▶ Data rows
^^^^^^^^
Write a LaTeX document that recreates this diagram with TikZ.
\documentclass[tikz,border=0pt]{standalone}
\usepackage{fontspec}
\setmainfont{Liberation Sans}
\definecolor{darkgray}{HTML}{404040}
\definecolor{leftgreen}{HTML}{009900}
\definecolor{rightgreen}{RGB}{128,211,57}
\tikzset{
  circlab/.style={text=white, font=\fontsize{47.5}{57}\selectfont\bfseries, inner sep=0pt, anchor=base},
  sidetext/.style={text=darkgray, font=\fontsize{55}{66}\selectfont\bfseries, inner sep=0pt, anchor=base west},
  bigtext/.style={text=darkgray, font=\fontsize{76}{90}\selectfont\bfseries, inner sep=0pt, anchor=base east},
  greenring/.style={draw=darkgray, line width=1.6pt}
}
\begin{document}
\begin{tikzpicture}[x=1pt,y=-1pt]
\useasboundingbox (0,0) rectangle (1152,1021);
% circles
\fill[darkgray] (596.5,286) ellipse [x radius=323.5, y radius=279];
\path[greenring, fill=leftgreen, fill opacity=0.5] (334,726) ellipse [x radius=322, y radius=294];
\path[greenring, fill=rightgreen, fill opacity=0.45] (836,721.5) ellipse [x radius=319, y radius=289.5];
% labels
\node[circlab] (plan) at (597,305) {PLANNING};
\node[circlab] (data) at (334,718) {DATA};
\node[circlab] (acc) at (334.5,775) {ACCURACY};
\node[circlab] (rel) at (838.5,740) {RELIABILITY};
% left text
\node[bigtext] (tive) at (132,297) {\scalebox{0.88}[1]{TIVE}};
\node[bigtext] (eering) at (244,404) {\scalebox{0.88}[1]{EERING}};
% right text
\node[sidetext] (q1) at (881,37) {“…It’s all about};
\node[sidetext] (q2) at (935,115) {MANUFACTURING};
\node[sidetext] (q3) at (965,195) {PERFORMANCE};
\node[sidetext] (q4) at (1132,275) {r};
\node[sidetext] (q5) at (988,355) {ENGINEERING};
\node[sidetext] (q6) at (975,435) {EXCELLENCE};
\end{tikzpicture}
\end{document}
^^^^^^^^
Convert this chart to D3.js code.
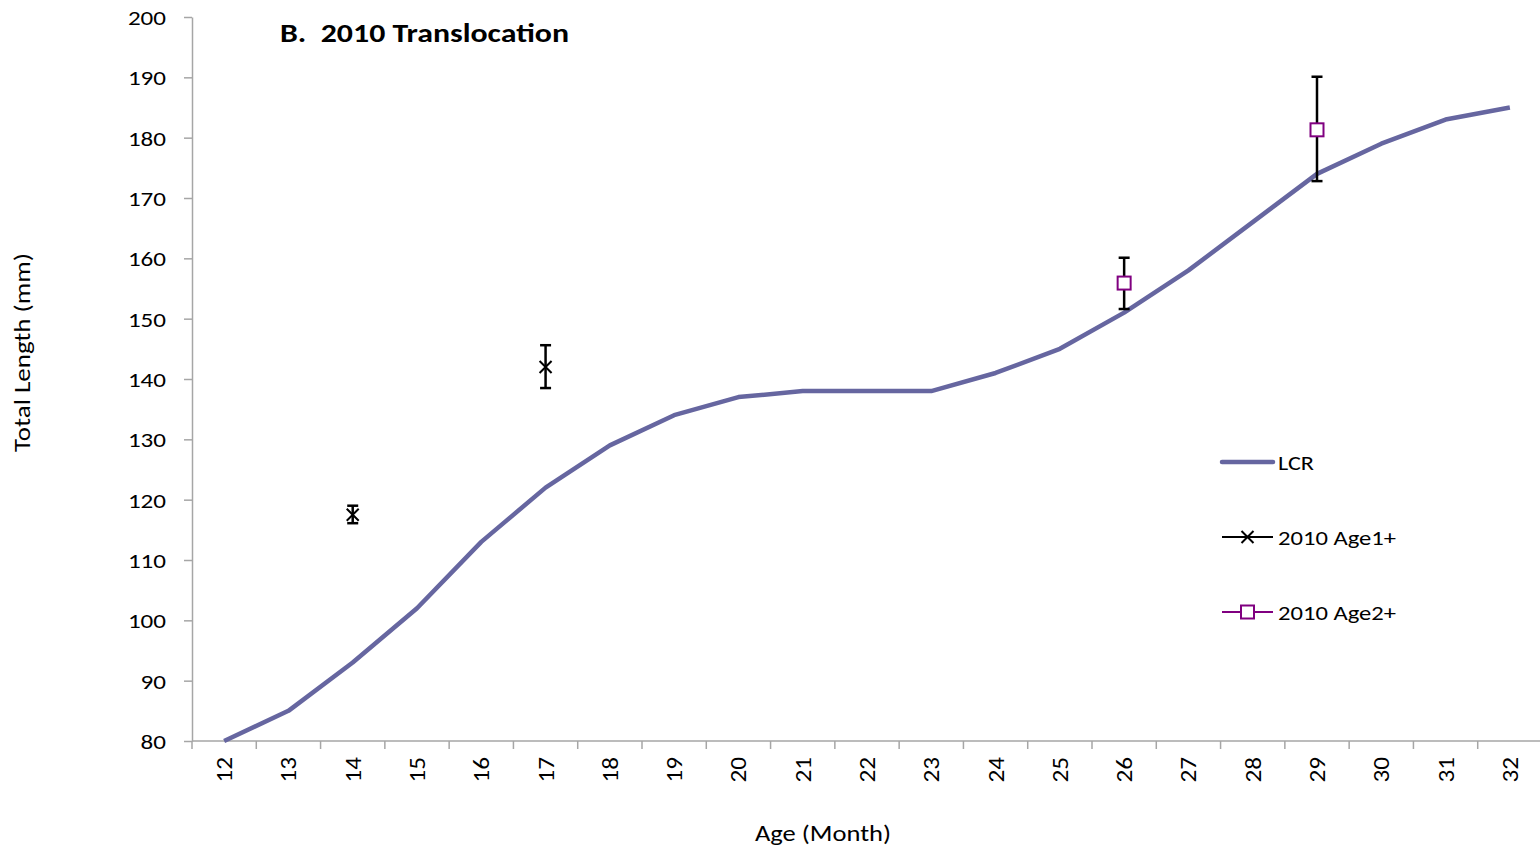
^^^^^^^^
Pick out each line in the material containing "this".

Write a LaTeX document that recreates this diagram with TikZ.
Convert this chart to D3.js code.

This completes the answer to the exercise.